When Austin writer Natalia Sylvester was 3 years old, her grandfather, a Peruvian businessman who owned a fleet of ships, was kidnapped and held for ransom. This was actually not that unusual in late 1980s and early ’90s Peru. It was a chaotic period; organized crime was everywhere.
“My grandfather was on his way to his neighborhood social club one day, and my father was already there, waiting for him to arrive,” Sylvester says. A member of the club’s staff rushed over to her father. They ran outside to find her grandfather’s car on the side of the street. Doors left open, car empty.
“The kidnappers were asking for something ridiculous like a million dollars — money our family didn’t have,” Sylvester says. Her grandmother and some family members left the city to be safe. Those who stayed now had bodyguards with them at all times. Sylvester and her family stayed home in Lima to wait for the calls and negotiate with the kidnappers.
This went on for 60 days. On the last day, when Sylvester’s father was ready with a bag of cash in hand to make the ransom drop, the police saw an opportunity. “They were able to rescue my grandfather.”
Soon after, Sylvester and her immediate family went to Costa Rica, then Miami, Florida, where she had family on her mother’s side. And then for years, decades, even, nobody in her family ever talked about the kidnapping.
Sylvester herself first learned about it when she was 12 on a family trip to Lima. “I noticed my grandfather never left the house unless he was accompanied by this man named Gustavo,” Sylvester says. “When I asked my sister about him she said, ‘That’s his bodyguard.’
“Of course I asked, ‘Why would he need a bodyguard?” and she said, ‘Well, that’s because Abuelito was kidnapped.’”
This wasn’t treated as a secret or a revelation. “I think she thought I already knew and simply had to be reminded,” Sylvester says. “But she said it in such a way, in passing almost, that I didn’t think I should ask more questions. I didn’t ask questions for years, but that didn’t stop me from having them.”
Now, it is a key component of the Austin author’s debut novel, “Chasing the Sun,” the story of a kidnapping in Lima, Peru in 1992.
Back in 2005 or so, when she was still getting her undergraduate degree, Sylvester tried writing about the kidnapping, tried building a story around it without discussing it with her family. It didn’t really work.

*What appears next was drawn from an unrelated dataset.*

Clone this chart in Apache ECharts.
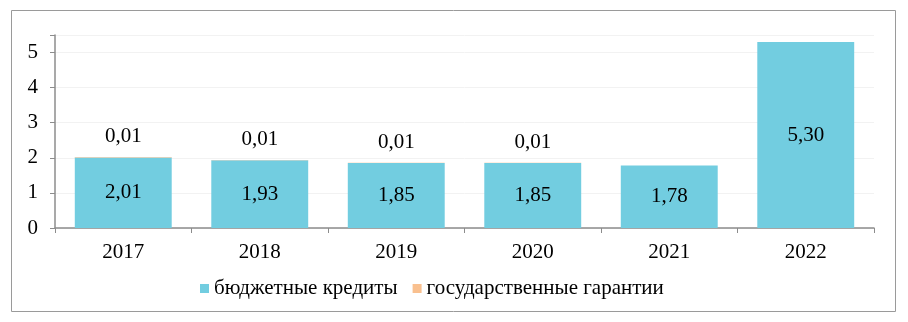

Then a few years ago, she asked her family about it: her mother, her father, her older sister. The more she dug, the more she realized there was a story there that was both extraordinary, by North American standards, and all too common to many of the Latin American and Caribbean populations in Miami.
“The reaction was never one of shock,” Sylvester says. “It was always more, ‘Oh yeah, that happened to my father-in-law.’ When you have these countries with severe income inequality and political instability it became a common occurrence.”

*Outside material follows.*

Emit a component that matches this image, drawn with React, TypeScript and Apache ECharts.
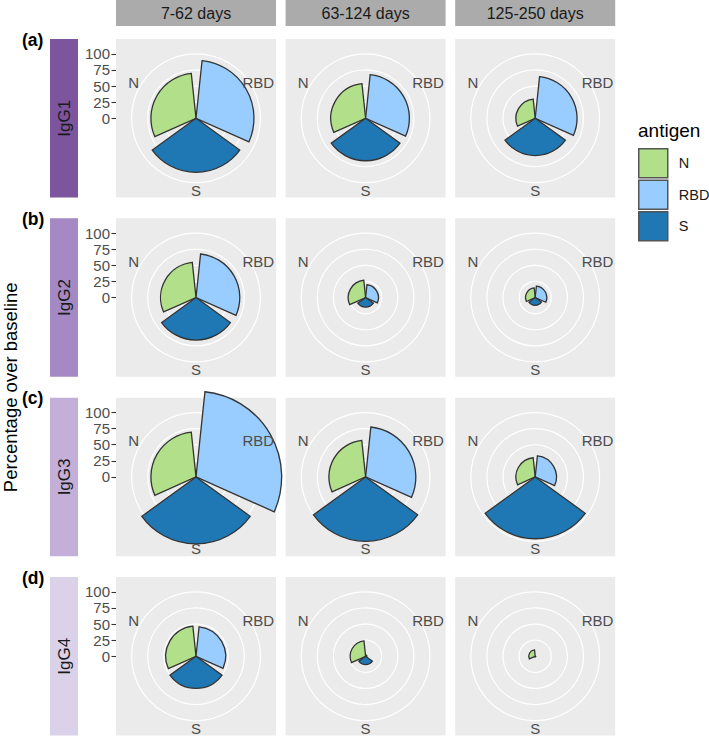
import React, { useEffect, useRef } from 'react';
import * as echarts from 'echarts';

const periods = ['7-62 days', '63-124 days', '125-250 days'];
const isotypes = ['IgG1', 'IgG2', 'IgG3', 'IgG4'];
const tags = ['(a)', '(b)', '(c)', '(d)'];
const antigens = ['N', 'RBD', 'S'];
const angleOrder = ['RBD', 'S', 'N'];
const radialTicks = [0, 25, 50, 75, 100];

// rows: IgG1..IgG4, columns: 7-62, 63-124, 125-250 days
const valuesN = [
  [70, 54, 30],
  [55, 27, 15],
  [70, 57, 30],
  [47, 24, 10],
];
const valuesRBD = [
  [90, 68, 65],
  [68, 20, 18],
  [133, 78, 33],
  [46, 2, 0],
];
const valuesS = [
  [84, 66, 58],
  [66, 15, 12],
  [104, 100, 96],
  [50, 13, 1],
];

const antigenColors: Record<string, string> = { N: '#B2DF8A', RBD: '#99CCFF', S: '#1F78B4' };
const stripColors = ['#7D559E', '#A589C4', '#C3AFD8', '#DBD2E9'];

const FONT = 'Liberation Sans, Arial, Helvetica, sans-serif';
const colLeft = [116, 285.6, 455.2];
const rowTop = [39, 218.3, 397.7, 577];
const panelW = 160;
const panelH = 158.5;
const R100 = 64.4; // px radius of value 100
const labelR = 72;

function valueFor(a: string, r: number, c: number) {
  if (a === 'N') return valuesN[r][c];
  if (a === 'RBD') return valuesRBD[r][c];
  return valuesS[r][c];
}

export default function App() {
  const ref = useRef<HTMLDivElement>(null);
  useEffect(() => {
    if (!ref.current) return;
    const chart = echarts.init(ref.current, undefined, { renderer: 'svg' });
    const polar: any[] = [];
    const angleAxis: any[] = [];
    const radiusAxis: any[] = [];
    const series: any[] = [];
    const graphic: any[] = [];
    const grid: any[] = [];
    const xAxis: any[] = [];
    const yAxis: any[] = [];

    // top strips
    periods.forEach((p, c) => {
      graphic.push({ type: 'rect', z: -10, shape: { x: colLeft[c], y: 0, width: panelW, height: 26 }, style: { fill: '#ABABAB' }, silent: true });
      graphic.push({ type: 'text', z: 5, x: colLeft[c] + panelW / 2, y: 13.5, style: { text: p, fontSize: 16, fontFamily: FONT, fill: '#1A1A1A', align: 'center', verticalAlign: 'middle', textAlign: 'center', textVerticalAlign: 'middle' }, silent: true });
    });

    isotypes.forEach((iso, r) => {
      const top = rowTop[r];
      const cy = top + panelH / 2;
      // left strip
      graphic.push({ type: 'rect', z: -10, shape: { x: 50, y: top, width: 28, height: panelH }, style: { fill: stripColors[r] }, silent: true });
      graphic.push({ type: 'text', z: 5, x: 64.5, y: cy, rotation: Math.PI / 2, style: { text: iso, fontSize: 17, fontFamily: FONT, fill: '#1A1A1A', align: 'center', verticalAlign: 'middle', textAlign: 'center', textVerticalAlign: 'middle' }, silent: true });
      graphic.push({ type: 'text', z: 5, x: 22, y: top + 0.5, style: { text: tags[r], fontSize: 17.5, fontWeight: 'bold', fontFamily: FONT, fill: '#000', align: 'left', verticalAlign: 'middle', textAlign: 'left', textVerticalAlign: 'middle' }, silent: true });

      // radial tick labels
      grid.push({ left: colLeft[0], top: cy - R100, width: panelW, height: R100, show: false });
      xAxis.push({ gridIndex: r, type: 'value', show: false, min: 0, max: 1 });
      yAxis.push({
        gridIndex: r, type: 'value', min: radialTicks[0], max: radialTicks[radialTicks.length - 1], interval: 25,
        axisLine: { show: false },
        axisTick: { show: true, length: 4.5, lineStyle: { color: '#333333', width: 1.1 } },
        axisLabel: { fontSize: 15, color: '#4D4D4D', margin: 6, fontFamily: FONT },
        splitLine: { show: false },
      });

      periods.forEach((_, c) => {
        const idx = r * 3 + c;
        const cx = colLeft[c] + panelW / 2;
        graphic.push({ type: 'rect', z: -10, shape: { x: colLeft[c], y: top, width: panelW, height: panelH }, style: { fill: '#EBEBEB' }, silent: true });
        polar.push({ center: [cx, cy], radius: R100 });
        angleAxis.push({
          polarIndex: idx, type: 'category', data: angleOrder, startAngle: 90, clockwise: true, boundaryGap: true,
          axisLine: { show: false }, axisTick: { show: false }, axisLabel: { show: false }, splitLine: { show: false },
        });
        radiusAxis.push({
          polarIndex: idx, type: 'value', min: 0, max: 100, interval: 25,
          axisLine: { show: false }, axisTick: { show: false }, axisLabel: { show: false },
          splitLine: { show: true, lineStyle: { color: '#FFFFFF', width: 1.2 } },
        });
        antigens.forEach((a) => {
          series.push({
            type: 'bar', name: a, coordinateSystem: 'polar', polarIndex: idx,
            data: angleOrder.map((k) => (k === a ? valueFor(a, r, c) : '-')),
            barCategoryGap: '10%', barGap: '-100%', clip: false,
            itemStyle: { color: antigenColors[a], borderColor: '#333333', borderWidth: 1.3 },
            emphasis: { disabled: true }, silent: true,
          });
        });
        angleOrder.forEach((k, i) => {
          const th = ((i + 0.5) * 120 * Math.PI) / 180;
          graphic.push({ type: 'text', z: 5, x: cx + labelR * Math.sin(th), y: cy - labelR * Math.cos(th), style: { text: k, fontSize: 15, fontFamily: FONT, fill: '#4D4D4D', align: 'center', verticalAlign: 'middle', textAlign: 'center', textVerticalAlign: 'middle' }, silent: true });
        });
      });
    });

    // y title
    graphic.push({ type: 'text', z: 5, x: 10, y: (rowTop[0] + rowTop[3] + panelH) / 2, rotation: Math.PI / 2, style: { text: 'Percentage over baseline', fontSize: 18.5, fontFamily: FONT, fill: '#000', align: 'center', verticalAlign: 'middle', textAlign: 'center', textVerticalAlign: 'middle' }, silent: true });
    // legend title
    graphic.push({ type: 'text', z: 5, x: 638, y: 130, style: { text: 'antigen', fontSize: 19, fontFamily: FONT, fill: '#000', align: 'left', verticalAlign: 'middle', textAlign: 'left', textVerticalAlign: 'middle' }, silent: true });

    chart.setOption({
      animation: false,
      backgroundColor: '#FFFFFF',
      polar, angleAxis, radiusAxis, grid, xAxis, yAxis, series, graphic,
      legend: {
        data: antigens, orient: 'vertical', left: 638, top: 148, padding: 0, itemWidth: 29, itemHeight: 29, itemGap: 1,
        icon: 'rect', selectedMode: false,
        itemStyle: { borderColor: '#555555', borderWidth: 1.5 },
        textStyle: { fontSize: 14.5, color: '#1A1A1A', fontFamily: FONT, padding: [0, 0, 0, 6] },
      },
    });
    return () => chart.dispose();
  }, []);
  return <div ref={ref} style={{ position: 'fixed', left: 0, top: 0, width: 709, height: 736 }} />;
}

On the surface, “Chasing the Sun” has a very straightforward, thriller-ish plot. One night in 1992, Marabela Jimenez, the wife of a successful Peruvian businessman named Andres, doesn’t come home.

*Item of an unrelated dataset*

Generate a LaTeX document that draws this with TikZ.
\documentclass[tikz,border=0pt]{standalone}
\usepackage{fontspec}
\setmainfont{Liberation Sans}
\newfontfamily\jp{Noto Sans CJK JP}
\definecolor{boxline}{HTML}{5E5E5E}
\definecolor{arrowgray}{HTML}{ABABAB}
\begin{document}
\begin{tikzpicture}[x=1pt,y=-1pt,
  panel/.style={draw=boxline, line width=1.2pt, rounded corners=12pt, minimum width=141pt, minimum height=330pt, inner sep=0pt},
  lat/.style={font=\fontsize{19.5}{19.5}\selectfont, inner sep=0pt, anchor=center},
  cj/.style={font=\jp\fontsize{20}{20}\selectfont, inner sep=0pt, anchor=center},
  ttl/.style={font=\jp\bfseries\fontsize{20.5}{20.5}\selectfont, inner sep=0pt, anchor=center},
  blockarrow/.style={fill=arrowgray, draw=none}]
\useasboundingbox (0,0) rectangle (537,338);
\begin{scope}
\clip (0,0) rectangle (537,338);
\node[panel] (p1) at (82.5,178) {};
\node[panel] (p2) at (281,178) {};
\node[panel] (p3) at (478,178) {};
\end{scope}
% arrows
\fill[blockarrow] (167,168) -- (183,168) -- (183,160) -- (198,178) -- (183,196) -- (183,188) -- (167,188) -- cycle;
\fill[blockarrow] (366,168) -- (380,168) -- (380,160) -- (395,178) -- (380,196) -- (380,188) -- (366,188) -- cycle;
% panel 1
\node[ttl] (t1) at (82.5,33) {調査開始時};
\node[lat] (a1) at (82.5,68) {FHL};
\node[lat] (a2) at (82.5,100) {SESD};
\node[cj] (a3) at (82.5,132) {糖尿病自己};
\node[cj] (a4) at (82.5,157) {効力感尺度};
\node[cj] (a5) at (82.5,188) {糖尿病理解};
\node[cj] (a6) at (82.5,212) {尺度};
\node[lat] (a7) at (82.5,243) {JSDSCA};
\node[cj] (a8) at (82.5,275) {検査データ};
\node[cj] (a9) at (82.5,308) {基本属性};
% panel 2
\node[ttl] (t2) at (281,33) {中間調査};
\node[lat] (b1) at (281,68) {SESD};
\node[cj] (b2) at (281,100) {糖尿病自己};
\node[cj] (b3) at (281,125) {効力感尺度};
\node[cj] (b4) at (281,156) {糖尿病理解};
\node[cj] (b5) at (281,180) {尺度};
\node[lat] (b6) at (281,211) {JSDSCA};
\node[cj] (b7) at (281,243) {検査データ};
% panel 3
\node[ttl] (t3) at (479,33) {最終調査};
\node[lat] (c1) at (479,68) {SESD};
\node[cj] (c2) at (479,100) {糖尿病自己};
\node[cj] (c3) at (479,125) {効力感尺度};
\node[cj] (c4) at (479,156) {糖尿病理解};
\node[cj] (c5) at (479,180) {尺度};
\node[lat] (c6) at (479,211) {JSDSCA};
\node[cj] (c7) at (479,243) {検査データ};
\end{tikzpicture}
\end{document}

Here’s the clever bit: Initially, Andres doesn’t freak out because she might very well have left him. Again. As she did just four months prior.
“It is one thing to have a kidnapping take place within this perfect marriage,” Sylvester says. “It is another to have it take place in a marriage where things aren’t perfect. Maybe not in a very conscious way, Andres struggles with doing everything he can to free his wife.”
But no, it soon becomes clear she has been kidnapped. Andres is a successful printer; the kidnappers know he has money. And suddenly Andres is confronted with the difference between saving a life and saving a marriage, between his obligation to his children and his own desire.
And then there is Elena, Andres’ estranged ex-girlfriend, who has gone through a similar ordeal. What is her role in his life? What should it be, given the circumstances?
Sylvester wants to make it abundantly clear that “Chasing” was inspired by her grandfather’s experience and is not a record of it. So Marabela becomes the one kidnapped rather then the businessman himself. Her grandfather resembles Andres, the hard worker who built himself up from nothing. In “Chasing the Sun,” facts are transformed into characters, order is placed on a chaotic world.
Sylvester spent time as a journalist, freelancing and on a staff, which probably helped in organizing the research about her family and in interviewing family members. But “Chasing the Sun” is still very much a novel.
“That is the nice thing about fiction versus journalism; in journalism, you have to stick with what’s in front of you,” she says. “Fiction lets you get into the truth of something even if you don’t have all the facts.”
‘Chasing the Sun’
Amazon Publishing/Houghton Mifflin Harcourt: 291 pp., $24
Natalia Sylvester will discuss and sign “Chasing the Sun” 2 p.m. July 12 at Barnes and Noble in Round Rock (La Frontera Village, 2701 Parker Rd. Bldg A Suite 700.